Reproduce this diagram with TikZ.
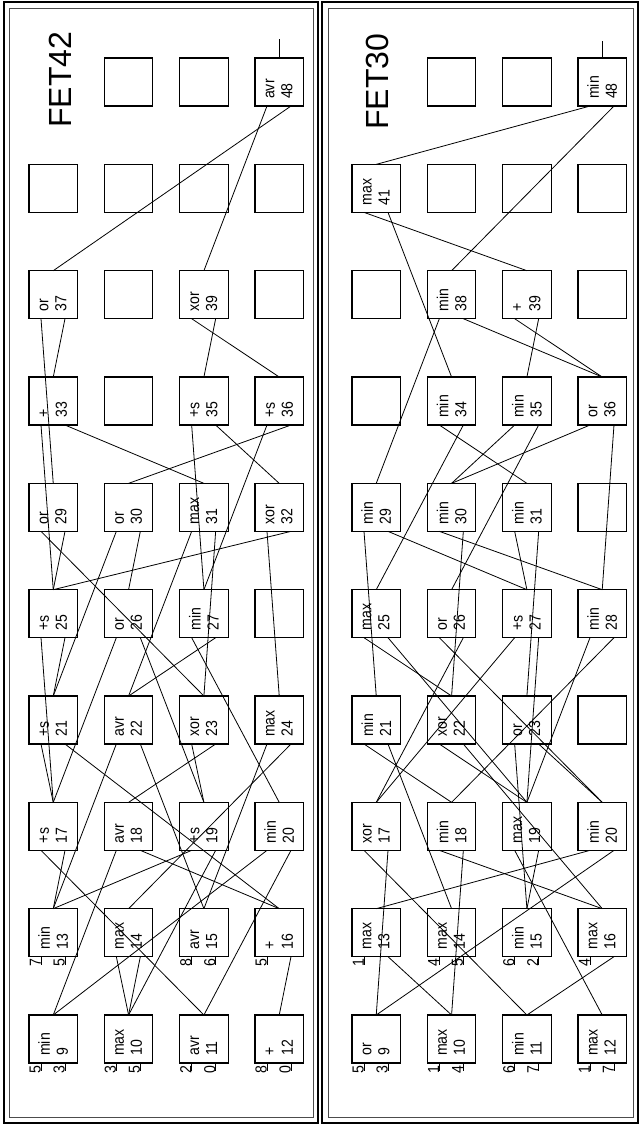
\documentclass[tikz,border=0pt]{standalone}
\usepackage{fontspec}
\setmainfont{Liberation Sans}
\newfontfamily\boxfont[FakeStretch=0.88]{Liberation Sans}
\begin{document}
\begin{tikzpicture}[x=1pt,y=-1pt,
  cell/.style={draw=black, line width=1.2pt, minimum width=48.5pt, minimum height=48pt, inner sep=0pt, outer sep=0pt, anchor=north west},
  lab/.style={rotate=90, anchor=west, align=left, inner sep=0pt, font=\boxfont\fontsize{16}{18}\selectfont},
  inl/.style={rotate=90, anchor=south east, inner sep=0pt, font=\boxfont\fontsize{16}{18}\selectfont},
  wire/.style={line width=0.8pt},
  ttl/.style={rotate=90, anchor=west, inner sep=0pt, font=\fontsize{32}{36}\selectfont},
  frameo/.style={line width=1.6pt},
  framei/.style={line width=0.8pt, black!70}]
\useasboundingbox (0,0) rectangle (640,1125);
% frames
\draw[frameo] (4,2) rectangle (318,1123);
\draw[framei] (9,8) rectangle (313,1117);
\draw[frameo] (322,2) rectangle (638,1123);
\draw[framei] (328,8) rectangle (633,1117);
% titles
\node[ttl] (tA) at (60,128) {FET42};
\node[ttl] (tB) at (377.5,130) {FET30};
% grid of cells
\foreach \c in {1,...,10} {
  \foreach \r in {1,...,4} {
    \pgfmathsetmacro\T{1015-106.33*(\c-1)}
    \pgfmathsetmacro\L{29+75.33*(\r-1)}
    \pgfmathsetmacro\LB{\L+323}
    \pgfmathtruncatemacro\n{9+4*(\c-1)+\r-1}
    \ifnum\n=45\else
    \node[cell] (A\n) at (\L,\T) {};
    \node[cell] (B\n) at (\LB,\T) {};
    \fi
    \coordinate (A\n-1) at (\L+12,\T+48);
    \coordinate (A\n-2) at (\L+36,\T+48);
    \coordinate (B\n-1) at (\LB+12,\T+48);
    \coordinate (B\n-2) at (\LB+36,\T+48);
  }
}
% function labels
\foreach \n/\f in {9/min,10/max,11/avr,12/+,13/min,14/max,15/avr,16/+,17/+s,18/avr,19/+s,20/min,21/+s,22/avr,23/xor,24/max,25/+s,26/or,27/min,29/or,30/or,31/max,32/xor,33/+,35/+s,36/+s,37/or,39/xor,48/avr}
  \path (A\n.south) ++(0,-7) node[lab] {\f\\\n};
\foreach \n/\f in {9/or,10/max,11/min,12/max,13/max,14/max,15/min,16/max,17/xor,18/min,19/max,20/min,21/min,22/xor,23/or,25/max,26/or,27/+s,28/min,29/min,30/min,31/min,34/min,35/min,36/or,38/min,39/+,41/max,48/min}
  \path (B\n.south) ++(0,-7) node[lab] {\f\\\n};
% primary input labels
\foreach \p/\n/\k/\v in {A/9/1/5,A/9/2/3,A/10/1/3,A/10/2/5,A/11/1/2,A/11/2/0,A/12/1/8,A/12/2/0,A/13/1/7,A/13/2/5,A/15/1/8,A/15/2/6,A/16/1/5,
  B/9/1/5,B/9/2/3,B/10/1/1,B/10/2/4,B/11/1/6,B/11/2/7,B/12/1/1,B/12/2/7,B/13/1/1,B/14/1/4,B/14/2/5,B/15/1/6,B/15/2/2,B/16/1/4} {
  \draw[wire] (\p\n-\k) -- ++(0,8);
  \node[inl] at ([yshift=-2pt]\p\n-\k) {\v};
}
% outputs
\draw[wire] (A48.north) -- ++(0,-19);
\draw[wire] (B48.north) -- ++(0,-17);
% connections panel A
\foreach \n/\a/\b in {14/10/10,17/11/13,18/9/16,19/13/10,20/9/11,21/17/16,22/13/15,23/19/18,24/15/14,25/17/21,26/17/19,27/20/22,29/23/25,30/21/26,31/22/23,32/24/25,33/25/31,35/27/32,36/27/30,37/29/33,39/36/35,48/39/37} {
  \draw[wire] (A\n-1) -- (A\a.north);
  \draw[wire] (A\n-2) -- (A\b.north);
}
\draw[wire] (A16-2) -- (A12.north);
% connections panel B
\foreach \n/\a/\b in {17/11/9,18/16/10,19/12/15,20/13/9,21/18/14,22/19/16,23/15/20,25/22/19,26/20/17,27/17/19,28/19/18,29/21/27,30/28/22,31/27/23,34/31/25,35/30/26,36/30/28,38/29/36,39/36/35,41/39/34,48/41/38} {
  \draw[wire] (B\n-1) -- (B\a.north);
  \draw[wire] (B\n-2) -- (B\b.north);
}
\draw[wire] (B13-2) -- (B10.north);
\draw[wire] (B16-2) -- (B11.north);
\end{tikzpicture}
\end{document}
------------
Exercise brief: Your task is an exact transcription of all the data, minus the pictures.

Right answer:
Reproduce this diagram with TikZ.
\documentclass[tikz,border=0pt]{standalone}
\usepackage{fontspec}
\setmainfont{Liberation Sans}
\newfontfamily\boxfont[FakeStretch=0.88]{Liberation Sans}
\begin{document}
\begin{tikzpicture}[x=1pt,y=-1pt,
  cell/.style={draw=black, line width=1.2pt, minimum width=48.5pt, minimum height=48pt, inner sep=0pt, outer sep=0pt, anchor=north west},
  lab/.style={rotate=90, anchor=west, align=left, inner sep=0pt, font=\boxfont\fontsize{16}{18}\selectfont},
  inl/.style={rotate=90, anchor=south east, inner sep=0pt, font=\boxfont\fontsize{16}{18}\selectfont},
  wire/.style={line width=0.8pt},
  ttl/.style={rotate=90, anchor=west, inner sep=0pt, font=\fontsize{32}{36}\selectfont},
  frameo/.style={line width=1.6pt},
  framei/.style={line width=0.8pt, black!70}]
\useasboundingbox (0,0) rectangle (640,1125);
% frames
\draw[frameo] (4,2) rectangle (318,1123);
\draw[framei] (9,8) rectangle (313,1117);
\draw[frameo] (322,2) rectangle (638,1123);
\draw[framei] (328,8) rectangle (633,1117);
% titles
\node[ttl] (tA) at (60,128) {FET42};
\node[ttl] (tB) at (377.5,130) {FET30};
% grid of cells
\foreach \c in {1,...,10} {
  \foreach \r in {1,...,4} {
    \pgfmathsetmacro\T{1015-106.33*(\c-1)}
    \pgfmathsetmacro\L{29+75.33*(\r-1)}
    \pgfmathsetmacro\LB{\L+323}
    \pgfmathtruncatemacro\n{9+4*(\c-1)+\r-1}
    \ifnum\n=45\else
    \node[cell] (A\n) at (\L,\T) {};
    \node[cell] (B\n) at (\LB,\T) {};
    \fi
    \coordinate (A\n-1) at (\L+12,\T+48);
    \coordinate (A\n-2) at (\L+36,\T+48);
    \coordinate (B\n-1) at (\LB+12,\T+48);
    \coordinate (B\n-2) at (\LB+36,\T+48);
  }
}
% function labels
\foreach \n/\f in {9/min,10/max,11/avr,12/+,13/min,14/max,15/avr,16/+,17/+s,18/avr,19/+s,20/min,21/+s,22/avr,23/xor,24/max,25/+s,26/or,27/min,29/or,30/or,31/max,32/xor,33/+,35/+s,36/+s,37/or,39/xor,48/avr}
  \path (A\n.south) ++(0,-7) node[lab] {\f\\\n};
\foreach \n/\f in {9/or,10/max,11/min,12/max,13/max,14/max,15/min,16/max,17/xor,18/min,19/max,20/min,21/min,22/xor,23/or,25/max,26/or,27/+s,28/min,29/min,30/min,31/min,34/min,35/min,36/or,38/min,39/+,41/max,48/min}
  \path (B\n.south) ++(0,-7) node[lab] {\f\\\n};
% primary input labels
\foreach \p/\n/\k/\v in {A/9/1/5,A/9/2/3,A/10/1/3,A/10/2/5,A/11/1/2,A/11/2/0,A/12/1/8,A/12/2/0,A/13/1/7,A/13/2/5,A/15/1/8,A/15/2/6,A/16/1/5,
  B/9/1/5,B/9/2/3,B/10/1/1,B/10/2/4,B/11/1/6,B/11/2/7,B/12/1/1,B/12/2/7,B/13/1/1,B/14/1/4,B/14/2/5,B/15/1/6,B/15/2/2,B/16/1/4} {
  \draw[wire] (\p\n-\k) -- ++(0,8);
  \node[inl] at ([yshift=-2pt]\p\n-\k) {\v};
}
% outputs
\draw[wire] (A48.north) -- ++(0,-19);
\draw[wire] (B48.north) -- ++(0,-17);
% connections panel A
\foreach \n/\a/\b in {14/10/10,17/11/13,18/9/16,19/13/10,20/9/11,21/17/16,22/13/15,23/19/18,24/15/14,25/17/21,26/17/19,27/20/22,29/23/25,30/21/26,31/22/23,32/24/25,33/25/31,35/27/32,36/27/30,37/29/33,39/36/35,48/39/37} {
  \draw[wire] (A\n-1) -- (A\a.north);
  \draw[wire] (A\n-2) -- (A\b.north);
}
\draw[wire] (A16-2) -- (A12.north);
% connections panel B
\foreach \n/\a/\b in {17/11/9,18/16/10,19/12/15,20/13/9,21/18/14,22/19/16,23/15/20,25/22/19,26/20/17,27/17/19,28/19/18,29/21/27,30/28/22,31/27/23,34/31/25,35/30/26,36/30/28,38/29/36,39/36/35,41/39/34,48/41/38} {
  \draw[wire] (B\n-1) -- (B\a.north);
  \draw[wire] (B\n-2) -- (B\b.north);
}
\draw[wire] (B13-2) -- (B10.north);
\draw[wire] (B16-2) -- (B11.north);
\end{tikzpicture}
\end{document}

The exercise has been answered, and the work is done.